Wien Margareten ist mit derzeit 27.133 Einwohnerinnen und Einwohner pro Quadratkilometer der Bezirk mit der höchsten Bevölkerungsdichte Wiens. Das Burgenland verzeichnet eine durchschnittliche Bevölkerungsdichte von 76 Einwohnern pro Quadratkilometer. Man benötigt keinen Taschenrechner, um zu ahnen, wo die Kundenfrequenz möglicherweise höher sein wird.

Quälend gleiche Meldungen

Schaut man Richtung Süden, wird die Zahl noch geringer. Der Bezirk Güssing weist derzeit mit 53 die geringste Bevölkerungsdichte des Burgenlands auf. Dort und im benachbarten Bezirk Jennersdorf lauten die Regionalschlagzeilen derzeit Woche für Woche quälend ähnlich:

  • „Gesundheitskasse prüft, ob die dritte Kassenarztstelle aufgelassen werden soll“
  • „Postzustellbasis soll geschlossen werden“
  • „Gasthof schließt nach 130 Jahren“ ...

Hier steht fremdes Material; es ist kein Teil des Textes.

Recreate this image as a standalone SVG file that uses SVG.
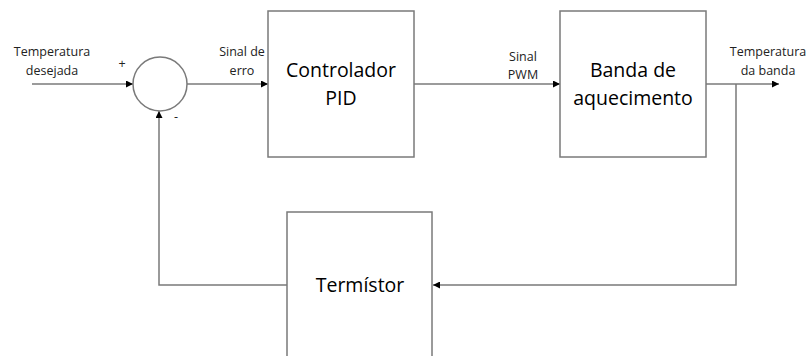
<svg xmlns="http://www.w3.org/2000/svg" width="808" height="356" viewBox="0 0 808 356">
<style>
.box{fill:#fff;stroke:#7a7a7a;stroke-width:1.5}
.ln{fill:none;stroke:#7a7a7a;stroke-width:1.5}
.big{font-family:"Open Sans","Liberation Sans",sans-serif;font-size:19.5px;fill:#000;text-anchor:middle}
.sm{font-family:"Open Sans","Liberation Sans",sans-serif;font-size:12.5px;fill:#222;text-anchor:middle}
</style>
<defs>
<marker id="ar" viewBox="0 0 10 10" refX="10" refY="5" markerWidth="7" markerHeight="7" markerUnits="userSpaceOnUse" orient="auto">
<path d="M0,0 L10,5 L0,10 z" fill="#000"/>
</marker>
</defs>
<rect width="808" height="356" fill="#fff"/>
<g id="connectors">
<line class="ln" x1="32" y1="84" x2="133" y2="84" marker-end="url(#ar)"/>
<line class="ln" x1="187" y1="84" x2="268" y2="84" marker-end="url(#ar)"/>
<line class="ln" x1="414" y1="84" x2="560" y2="84" marker-end="url(#ar)"/>
<line class="ln" x1="706" y1="84" x2="779" y2="84" marker-end="url(#ar)"/>
<polyline class="ln" points="736,84 736,285 433,285" marker-end="url(#ar)"/>
<polyline class="ln" points="287,285 159,285 159,111" marker-end="url(#ar)"/>
</g>
<g id="sum">
<circle cx="160" cy="84" r="27" class="box"/>
<text class="sm" x="122" y="68">+</text>
<text class="sm" x="176" y="121">-</text>
</g>
<g id="pid">
<rect class="box" x="268" y="11" width="146" height="146"/>
<text class="big" x="341" y="77">Controlador</text>
<text class="big" x="341" y="105">PID</text>
</g>
<g id="banda">
<rect class="box" x="560" y="11" width="146" height="146"/>
<text class="big" x="633" y="77">Banda de</text>
<text class="big" x="633" y="105">aquecimento</text>
</g>
<g id="termistor">
<rect class="box" x="287" y="212" width="145" height="160"/>
<text class="big" x="360" y="292">Termístor</text>
</g>
<g id="labels">
<text class="sm" x="52" y="56">Temperatura</text>
<text class="sm" x="52" y="75">desejada</text>
<text class="sm" x="242" y="56">Sinal de</text>
<text class="sm" x="242" y="75">erro</text>
<text class="sm" x="523" y="61">Sinal</text>
<text class="sm" x="523" y="79">PWM</text>
<text class="sm" x="768" y="56">Temperatura</text>
<text class="sm" x="768" y="75">da banda</text>
</g>
</svg>
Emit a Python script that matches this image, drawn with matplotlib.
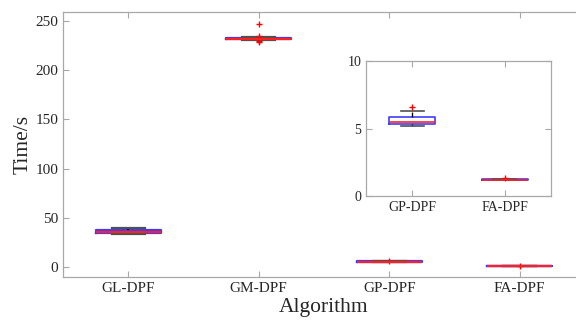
import matplotlib
matplotlib.use("Agg")
import matplotlib.pyplot as plt

labels = ["GL-DPF", "GM-DPF", "GP-DPF", "FA-DPF"]
medians = [36.0, 232.0, 5.46, 1.22]
q1 = [35.0, 231.2, 5.31, 1.21]
q3 = [37.4, 232.8, 5.83, 1.23]
whislo = [33.3, 230.6, 5.19, 1.20]
whishi = [39.8, 233.4, 6.30, 1.24]
fliers = [[], [246.5, 234.5, 229.8, 228.6], [6.57], [1.31]]

inset_idx = [2, 3]

plt.rcParams['font.family'] = ['Liberation Serif', 'DejaVu Serif']

spine_c = '#a8a8a8'
text_c = '#262626'

def make_stats(idx):
    return [dict(med=medians[i], q1=q1[i], q3=q3[i], whislo=whislo[i],
                 whishi=whishi[i], fliers=fliers[i], label=labels[i]) for i in idx]

def draw(ax, idx, lw):
    ax.bxp(make_stats(idx), positions=range(1, len(idx) + 1), widths=0.5,
           showfliers=True,
           boxprops=dict(color='#3c3cff', linewidth=lw),
           medianprops=dict(color='#ff2020', linewidth=lw),
           whiskerprops=dict(color='black', linestyle='--', linewidth=lw * 0.8),
           capprops=dict(color='#505050', linewidth=lw),
           flierprops=dict(marker='+', markeredgecolor='red', markersize=5,
                           markeredgewidth=1.0, linestyle='none'))

def style(ax, fs):
    for s in ax.spines.values():
        s.set_color(spine_c)
        s.set_linewidth(0.9)
    ax.tick_params(direction='in', colors=spine_c, labelcolor=text_c,
                   labelsize=fs, length=4, top=True, right=True)

fig = plt.figure(figsize=(5.76, 3.24), dpi=100)
ax = fig.add_axes([63/576, 1 - 277/324, 522/576, 265/324])
draw(ax, [0, 1, 2, 3], 1.6)
ax.set_xlim(0.5, 4.5)
ax.set_ylim(-10, 259)
ax.set_yticks([0, 50, 100, 150, 200, 250])
ax.set_xticks([1, 2, 3, 4])
ax.set_xticklabels(labels)
style(ax, 11)
ax.set_ylabel("Time/s", fontsize=15.5, color=text_c, labelpad=2)
ax.set_xlabel("Algorithm", fontsize=15.5, color=text_c, labelpad=2)

ins = fig.add_axes([366/576, 1 - 196/324, 185/576, 135/324])
ins.set_facecolor('white')
draw(ins, inset_idx, 1.2)
ins.set_xlim(0.5, 2.5)
ins.set_ylim(0, 10)
ins.set_yticks([0, 5, 10])
ins.set_xticks([1, 2])
ins.set_xticklabels([labels[i] for i in inset_idx])
style(ins, 10)

fig.savefig("out.png", dpi=100)
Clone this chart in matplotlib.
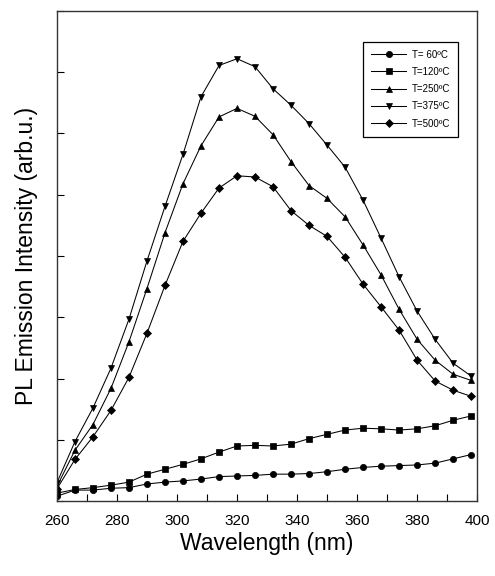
import matplotlib
matplotlib.use("Agg")
import matplotlib.pyplot as plt
from matplotlib.ticker import MultipleLocator, NullFormatter

plt.rcParams['font.family'] = ['Liberation Sans', 'DejaVu Sans']

# wavelength (nm), measured every 6 nm
wavelength = [260, 266, 272, 278, 284, 290, 296, 302, 308, 314, 320, 326,
              332, 338, 344, 350, 356, 362, 368, 374, 380, 386, 392, 398]

t60 = [0.08, 0.18, 0.18, 0.21, 0.22, 0.28, 0.31, 0.33, 0.36, 0.40, 0.41, 0.42,
       0.44, 0.44, 0.45, 0.48, 0.52, 0.55, 0.57, 0.58, 0.59, 0.62, 0.69, 0.76]
t120 = [0.13, 0.19, 0.22, 0.26, 0.31, 0.44, 0.52, 0.60, 0.69, 0.80, 0.90, 0.91,
        0.90, 0.93, 1.02, 1.09, 1.16, 1.19, 1.18, 1.16, 1.18, 1.23, 1.32, 1.39]
t250 = [0.24, 0.83, 1.25, 1.84, 2.60, 3.47, 4.38, 5.18, 5.80, 6.27, 6.41, 6.28,
        5.98, 5.54, 5.15, 4.94, 4.64, 4.18, 3.69, 3.13, 2.64, 2.30, 2.07, 1.97]
t375 = [0.30, 0.97, 1.52, 2.17, 2.97, 3.92, 4.81, 5.66, 6.60, 7.11, 7.22, 7.09,
        6.73, 6.46, 6.16, 5.81, 5.45, 4.91, 4.29, 3.66, 3.10, 2.64, 2.25, 2.04]
t500 = [0.20, 0.68, 1.05, 1.48, 2.02, 2.74, 3.52, 4.24, 4.70, 5.11, 5.31, 5.29,
        5.13, 4.74, 4.50, 4.32, 3.98, 3.54, 3.17, 2.79, 2.30, 1.96, 1.81, 1.71]

labels = ["T= 60ºC", "T=120ºC", "T=250ºC", "T=375ºC", "T=500ºC"]
series = [t60, t120, t250, t375, t500]
markers = ['o', 's', '^', 'v', 'D']
sizes = [4.5, 4.5, 5, 5, 4.5]

fig = plt.figure(figsize=(4.95, 5.76), dpi=100)
ax = fig.add_axes([0.115, 0.130, 0.849, 0.851])

for ys, lab, m, s in zip(series, labels, markers, sizes):
    ax.plot(wavelength, ys, color='black', lw=0.75, marker=m, ms=s,
            markeredgewidth=0.5, label=lab)

ax.set_xlim(260, 400)
ax.set_ylim(0, 8)
ax.xaxis.set_major_locator(MultipleLocator(20))
ax.xaxis.set_minor_locator(MultipleLocator(10))
ax.yaxis.set_major_locator(MultipleLocator(1))
ax.yaxis.set_major_formatter(NullFormatter())
ax.tick_params(axis='both', which='both', direction='in', length=5,
               width=0.8, labelsize=11)
ax.tick_params(axis='x', pad=9)
ax.tick_params(axis='y', left=True, right=False)
ax.tick_params(axis='x', top=False)
for sp in ax.spines.values():
    sp.set_color('#333333')
    sp.set_linewidth(1.0)

ax.set_xlabel("Wavelength (nm)", fontsize=16.5, labelpad=3)
ax.set_ylabel("PL Emission Intensity (arb.u.)", fontsize=16.5, labelpad=10)

leg = ax.legend(loc='upper left', bbox_to_anchor=(0.729, 0.937),
                borderaxespad=0, fontsize=7, handlelength=3.6,
                fancybox=False, edgecolor='black', framealpha=1,
                labelspacing=0.75, borderpad=0.8, handletextpad=0.6)
leg.get_frame().set_linewidth(0.9)

fig.savefig("out.png", dpi=100)
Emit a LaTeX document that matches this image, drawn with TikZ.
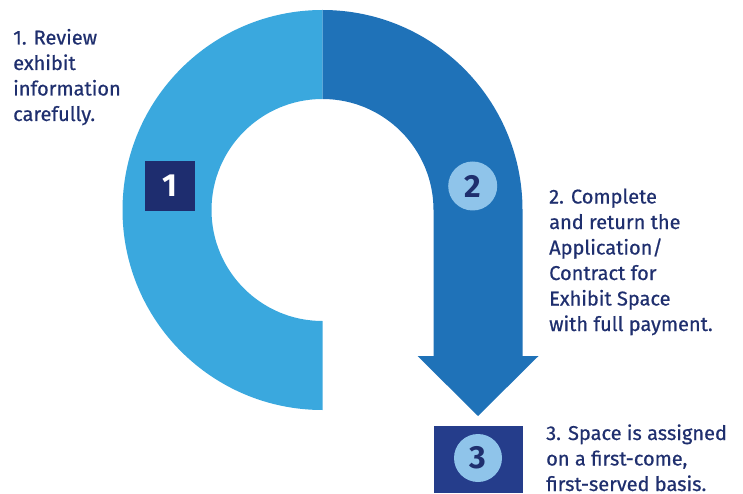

Hinzu kommen Meldungen aus ganz Österreich, dass Gemeinden ihre Sportstätten, von öffentlichen Schwimmbädern bis zu Eislaufplätzen, aus Kostengründen schließen.

Einzig die Schlagzeile „Friedhofsverkauf“ stellte sich als fiktiver Stoff der satirischen Kammeroper Umgraben heraus, die ab Freitag im OHO (Offenen Haus Oberwart) aufgeführt wird. – Oder doch nicht rein fiktiv?

Wenn der ländliche Raum entweder zugesperrt oder von Regionalkaisern verschachert wird, ist es womöglich nicht mehr weit bis zur Bedarfsanalyse, ob ein Friedhof oder ein Fachmarktzentrum rentabler ist.